Marsh punishes sloppy England as Australia avoid series whitewash

Mitch Marsh punishes sloppy England as Australia recover from collapse to claim five-wicket victory and avoid T20 series whitewash

  • England missed out on an extended spell at number one in the world 
  • Captain Eoin Morgan’s dislocated finger saw him join a growing injury list
  • Jonny Bairstow top-scored with 55 as the hosts posted a modest 145 for six
  • Adil Rashid gave England hope but dropped chances cost them in the end

England’s reign at the top of the T20 rankings lasted a little over 48 hours as Australia won the third and final match in Southampton – though not before they threatened to repeat their first-game meltdown.

After going top of the world on Sunday evening, England had visions of a 3-0 whitewash that would have allowed them to begin the one-day series on Friday in Manchester with a spring in their step.

Instead, a batting line-up without Jos Buttler and Eoin Morgan made a faltering 145 for six, before the Australians recovered from a mid-innings wobble against Adil Rashid to win with five wickets and three balls to spare.

Mitch Marsh made a sharp 39 not out to complete the chase with three balls remaining

Had England’s fielding been up to the mark, they might have forced victory on a pitch losing life after being used for the third game in a row. 

But Jonny Bairstow put down a skyer from Aaron Finch, despite being armed with the gloves, and Dawid Malan dropped Mitchell Marsh at slip off the leg-spin of Joe Denly.

That second drop proved crucial. Picked for the first time in the series, Marsh had walked out at 87 for four after Rashid removed Glenn Maxwell, who fluffed a reverse sweep, and Finch, defeated by a gorgeous googly, in the same over. 

And it was 100 for five when Rashid snaffled Steve Smith for three, collecting a return catch off the leading edge from the final ball of his four-over spell.

Matthew Wade and Aaron Finch hammered Jofra Archer’s first over for 16 in a fast start

At that point, the tourists were heading for a carbon copy of Friday’s series opener, when they messed up a simple chase. But Marsh eased nerves by pulling Mark Wood for six, and Australia were soon back on top of the rankings. Whether they will still be there come the T20 World Cup in India next year is another matter.

It was a funny kind of top-of-the-table clash. England were without their captain and vice-captain, not to mention Jason Roy and Ben Stokes, while Australia left out David Warner, wicketkeeper Alex Carey and fast bowler Pat Cummins.

For Moeen Ali, it was a sobering introduction to international captaincy. He had already taken charge in the field because of another injury to Morgan when Ireland chased down 329 here last month. Now, it was his misfortune to lead a team that were too sloppy, too often.

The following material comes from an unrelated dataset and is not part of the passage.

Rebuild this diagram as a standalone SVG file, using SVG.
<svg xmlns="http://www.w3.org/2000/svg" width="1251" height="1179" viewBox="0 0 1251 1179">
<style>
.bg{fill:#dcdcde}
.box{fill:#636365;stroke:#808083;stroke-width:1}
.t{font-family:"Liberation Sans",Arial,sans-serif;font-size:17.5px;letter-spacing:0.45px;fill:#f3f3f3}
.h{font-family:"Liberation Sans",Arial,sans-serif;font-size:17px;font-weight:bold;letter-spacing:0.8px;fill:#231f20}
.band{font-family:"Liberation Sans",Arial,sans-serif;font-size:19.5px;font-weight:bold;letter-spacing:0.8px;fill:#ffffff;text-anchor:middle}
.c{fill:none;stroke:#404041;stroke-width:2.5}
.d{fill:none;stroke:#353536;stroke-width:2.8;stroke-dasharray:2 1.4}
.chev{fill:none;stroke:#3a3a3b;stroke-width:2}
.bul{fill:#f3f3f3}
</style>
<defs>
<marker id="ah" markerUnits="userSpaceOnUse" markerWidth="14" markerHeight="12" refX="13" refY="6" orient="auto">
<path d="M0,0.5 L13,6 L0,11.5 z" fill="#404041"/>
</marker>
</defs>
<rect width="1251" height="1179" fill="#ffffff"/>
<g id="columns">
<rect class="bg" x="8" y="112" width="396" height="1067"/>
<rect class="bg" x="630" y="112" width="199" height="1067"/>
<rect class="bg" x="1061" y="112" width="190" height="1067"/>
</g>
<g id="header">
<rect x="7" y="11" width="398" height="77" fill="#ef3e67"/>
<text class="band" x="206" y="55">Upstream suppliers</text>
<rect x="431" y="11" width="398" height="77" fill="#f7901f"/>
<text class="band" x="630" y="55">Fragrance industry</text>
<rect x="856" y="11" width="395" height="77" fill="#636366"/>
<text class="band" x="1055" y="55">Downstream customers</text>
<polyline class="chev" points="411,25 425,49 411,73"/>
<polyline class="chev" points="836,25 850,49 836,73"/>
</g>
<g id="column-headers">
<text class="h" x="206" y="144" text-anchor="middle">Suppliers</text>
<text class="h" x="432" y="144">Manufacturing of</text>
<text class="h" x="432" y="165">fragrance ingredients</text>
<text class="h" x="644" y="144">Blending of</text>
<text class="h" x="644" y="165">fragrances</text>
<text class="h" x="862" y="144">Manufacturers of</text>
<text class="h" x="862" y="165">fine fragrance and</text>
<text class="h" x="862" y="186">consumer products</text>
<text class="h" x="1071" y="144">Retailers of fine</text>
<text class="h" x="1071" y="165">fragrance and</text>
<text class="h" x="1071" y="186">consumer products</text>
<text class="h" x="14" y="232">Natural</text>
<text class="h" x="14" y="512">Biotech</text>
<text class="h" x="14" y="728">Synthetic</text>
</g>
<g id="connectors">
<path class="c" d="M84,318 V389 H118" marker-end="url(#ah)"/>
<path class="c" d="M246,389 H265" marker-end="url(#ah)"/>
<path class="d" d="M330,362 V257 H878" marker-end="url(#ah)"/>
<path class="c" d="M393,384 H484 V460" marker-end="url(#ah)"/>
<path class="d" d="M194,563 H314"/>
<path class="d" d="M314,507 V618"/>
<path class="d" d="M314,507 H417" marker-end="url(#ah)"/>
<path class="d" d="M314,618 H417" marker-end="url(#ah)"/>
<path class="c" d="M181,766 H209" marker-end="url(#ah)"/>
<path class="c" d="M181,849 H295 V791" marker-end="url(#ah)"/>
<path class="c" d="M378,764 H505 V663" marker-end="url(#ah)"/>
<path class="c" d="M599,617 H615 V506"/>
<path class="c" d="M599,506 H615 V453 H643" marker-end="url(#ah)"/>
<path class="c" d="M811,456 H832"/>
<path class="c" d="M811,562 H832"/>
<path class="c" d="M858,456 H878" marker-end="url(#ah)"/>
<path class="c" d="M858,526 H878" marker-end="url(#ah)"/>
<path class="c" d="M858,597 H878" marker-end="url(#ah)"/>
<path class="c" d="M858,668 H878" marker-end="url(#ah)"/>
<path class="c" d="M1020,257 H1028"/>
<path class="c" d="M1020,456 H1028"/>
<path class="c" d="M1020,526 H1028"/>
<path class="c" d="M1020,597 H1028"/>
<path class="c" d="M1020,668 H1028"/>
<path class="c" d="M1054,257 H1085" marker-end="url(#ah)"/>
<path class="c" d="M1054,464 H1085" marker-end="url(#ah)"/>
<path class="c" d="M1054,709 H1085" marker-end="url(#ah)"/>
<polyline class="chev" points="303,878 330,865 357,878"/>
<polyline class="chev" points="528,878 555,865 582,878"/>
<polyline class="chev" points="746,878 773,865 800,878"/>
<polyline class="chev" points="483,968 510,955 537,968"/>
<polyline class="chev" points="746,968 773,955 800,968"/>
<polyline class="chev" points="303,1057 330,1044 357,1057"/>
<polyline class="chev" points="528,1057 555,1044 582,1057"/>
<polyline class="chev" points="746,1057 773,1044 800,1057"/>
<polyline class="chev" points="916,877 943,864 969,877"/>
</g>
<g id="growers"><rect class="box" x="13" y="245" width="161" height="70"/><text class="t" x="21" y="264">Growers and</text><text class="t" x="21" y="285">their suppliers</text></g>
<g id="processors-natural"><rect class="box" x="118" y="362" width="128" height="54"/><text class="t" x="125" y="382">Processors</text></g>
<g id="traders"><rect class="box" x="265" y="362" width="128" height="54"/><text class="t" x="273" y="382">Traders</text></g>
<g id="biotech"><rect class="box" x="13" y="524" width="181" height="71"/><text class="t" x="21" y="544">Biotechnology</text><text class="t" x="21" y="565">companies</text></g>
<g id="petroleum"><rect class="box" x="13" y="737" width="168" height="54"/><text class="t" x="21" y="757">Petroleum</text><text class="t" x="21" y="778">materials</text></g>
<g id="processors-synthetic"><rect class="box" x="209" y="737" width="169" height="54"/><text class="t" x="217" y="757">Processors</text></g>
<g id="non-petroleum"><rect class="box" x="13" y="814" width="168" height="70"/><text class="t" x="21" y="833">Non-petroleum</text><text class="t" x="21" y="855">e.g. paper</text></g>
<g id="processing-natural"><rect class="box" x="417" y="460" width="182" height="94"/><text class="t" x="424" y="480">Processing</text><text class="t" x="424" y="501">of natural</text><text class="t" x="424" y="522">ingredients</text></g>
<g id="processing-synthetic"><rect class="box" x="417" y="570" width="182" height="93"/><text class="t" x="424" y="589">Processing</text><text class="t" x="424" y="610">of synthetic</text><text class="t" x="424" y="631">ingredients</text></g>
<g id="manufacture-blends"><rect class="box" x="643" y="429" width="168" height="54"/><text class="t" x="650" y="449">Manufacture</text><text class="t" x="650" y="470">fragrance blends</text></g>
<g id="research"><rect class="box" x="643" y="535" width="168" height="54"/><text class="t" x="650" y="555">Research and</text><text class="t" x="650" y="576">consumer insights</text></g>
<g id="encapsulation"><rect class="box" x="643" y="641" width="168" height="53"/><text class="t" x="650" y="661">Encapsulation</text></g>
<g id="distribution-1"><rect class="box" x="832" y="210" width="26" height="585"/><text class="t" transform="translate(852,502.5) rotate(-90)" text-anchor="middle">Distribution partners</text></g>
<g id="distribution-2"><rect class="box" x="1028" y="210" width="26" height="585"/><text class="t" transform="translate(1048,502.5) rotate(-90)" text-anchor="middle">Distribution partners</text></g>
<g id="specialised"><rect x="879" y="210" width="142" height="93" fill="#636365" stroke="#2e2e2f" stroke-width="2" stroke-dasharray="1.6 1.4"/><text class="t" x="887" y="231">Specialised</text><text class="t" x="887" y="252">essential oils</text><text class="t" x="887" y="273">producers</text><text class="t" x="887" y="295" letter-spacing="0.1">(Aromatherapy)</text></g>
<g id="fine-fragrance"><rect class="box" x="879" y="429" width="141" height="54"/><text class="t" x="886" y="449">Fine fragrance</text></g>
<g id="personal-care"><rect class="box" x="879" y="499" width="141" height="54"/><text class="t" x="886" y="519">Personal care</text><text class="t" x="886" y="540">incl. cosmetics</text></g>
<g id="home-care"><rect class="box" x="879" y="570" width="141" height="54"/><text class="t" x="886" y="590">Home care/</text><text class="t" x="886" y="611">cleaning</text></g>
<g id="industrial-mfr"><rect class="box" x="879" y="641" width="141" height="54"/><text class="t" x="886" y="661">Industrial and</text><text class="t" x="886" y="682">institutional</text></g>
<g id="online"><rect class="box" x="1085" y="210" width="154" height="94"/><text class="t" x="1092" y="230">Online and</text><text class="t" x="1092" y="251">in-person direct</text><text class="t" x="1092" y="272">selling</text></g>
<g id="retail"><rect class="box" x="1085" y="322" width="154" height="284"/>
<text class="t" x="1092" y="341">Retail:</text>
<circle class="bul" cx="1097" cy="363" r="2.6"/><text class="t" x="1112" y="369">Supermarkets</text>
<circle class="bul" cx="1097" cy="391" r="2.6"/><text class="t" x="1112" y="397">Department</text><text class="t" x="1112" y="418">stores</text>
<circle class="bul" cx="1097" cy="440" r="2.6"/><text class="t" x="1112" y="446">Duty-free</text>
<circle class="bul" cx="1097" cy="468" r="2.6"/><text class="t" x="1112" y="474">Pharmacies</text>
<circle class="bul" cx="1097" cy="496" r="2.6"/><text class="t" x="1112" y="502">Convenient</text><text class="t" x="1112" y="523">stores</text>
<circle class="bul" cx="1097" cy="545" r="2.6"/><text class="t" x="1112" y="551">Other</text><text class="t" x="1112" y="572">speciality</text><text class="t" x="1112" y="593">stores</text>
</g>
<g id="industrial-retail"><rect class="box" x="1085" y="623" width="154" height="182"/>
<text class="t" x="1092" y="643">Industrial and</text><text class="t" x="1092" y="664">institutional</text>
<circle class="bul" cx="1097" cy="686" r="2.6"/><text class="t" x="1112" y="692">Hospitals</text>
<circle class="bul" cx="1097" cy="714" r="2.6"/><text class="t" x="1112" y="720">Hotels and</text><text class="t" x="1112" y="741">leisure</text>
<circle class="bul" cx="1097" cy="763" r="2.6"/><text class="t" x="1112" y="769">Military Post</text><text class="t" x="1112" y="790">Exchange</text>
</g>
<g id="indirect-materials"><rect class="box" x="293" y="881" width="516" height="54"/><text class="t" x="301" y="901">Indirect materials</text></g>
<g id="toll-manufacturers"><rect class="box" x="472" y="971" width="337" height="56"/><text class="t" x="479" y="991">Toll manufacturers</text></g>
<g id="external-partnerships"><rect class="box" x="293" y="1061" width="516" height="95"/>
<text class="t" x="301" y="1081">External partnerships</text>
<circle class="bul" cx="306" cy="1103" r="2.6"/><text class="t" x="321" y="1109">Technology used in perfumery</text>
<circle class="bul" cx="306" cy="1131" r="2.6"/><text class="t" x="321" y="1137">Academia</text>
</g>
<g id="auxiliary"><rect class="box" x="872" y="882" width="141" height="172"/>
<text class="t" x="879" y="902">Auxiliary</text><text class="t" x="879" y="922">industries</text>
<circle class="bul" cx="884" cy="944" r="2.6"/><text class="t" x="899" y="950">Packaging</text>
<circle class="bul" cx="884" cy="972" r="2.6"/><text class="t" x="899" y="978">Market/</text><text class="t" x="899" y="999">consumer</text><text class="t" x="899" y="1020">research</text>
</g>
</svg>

Asked if fielding had cost England the game, he replied: ‘Definitely. Even with a low score like that, I thought if we take those chances, as we saw in the first game, if you put Australia under pressure, they do crumble. I felt like they were doing that again tonight. If we had held those chances, we would have won the game for sure.

Jonny Bairstow let a simple catch slip through his gloves after getting underneath a top-edge

‘The incentives were there to be No 1 in there world, but it was probably a lack of intensity. We have to put that right if we want to win the World Cup.’

Earlier, England never got going, despite a gritty half-century from Bairstow and a late flurry from Denly, whose previous international appearance was the first Test against West Indies two months ago.

It didn’t take a nuclear physicist to work out what they were missing – specifically, the runs and presence of both Morgan, who was nursing a finger injury (but hopes to be back for the one-dayers) and Buttler, who was spending some much-needed time with his family.

Jonny Bairstow top-scoring with 55 as the rest of the depleted top six faltered

Moeen Ali formally captained the side for the first time at the Ageas Bowl on Tuesday night

Given a chance to open for the first time in the series, Tom Banton was caught behind off Josh Hazlewood for two, his third single-figure score in a row. If that was an anticlimax after his fireworks against Pakistan, England have seen enough to recognise his potential on India’s spin-friendly pitches next year.

Malan made 21 before heaving leg-spinner Adam Zampa’s first ball to deep midwicket – a score that almost counted as a failure for a batsman who had elbowed his way to the top of the list of all-time T20 averages.

Sam Billings came and went in a hurry, reverse-sweeping Zampa to an alert Finch at slip, and England were grateful for Bairstow’s return to form. He struggled at first, taking 16 balls over his first nine, before hoicking a free hit off Hazlewood for four.

Soon he was bringing up a restorative 41-ball fifty, and the only disappointment for England was that he could get no further than 55, miscuing a pull off Ashton Agar, who sprinted towards midwicket to cling on off his own bowling.

Ali made 23, while Denly took a trio of edgy fours off three slower balls from Kane Richardson. But it all felt as if England were feeding off scraps tossed from high table, with Mitchell Starc and Hazlewood taking two for 42 off eight overs between them. It summed up Australia’s edge on the night.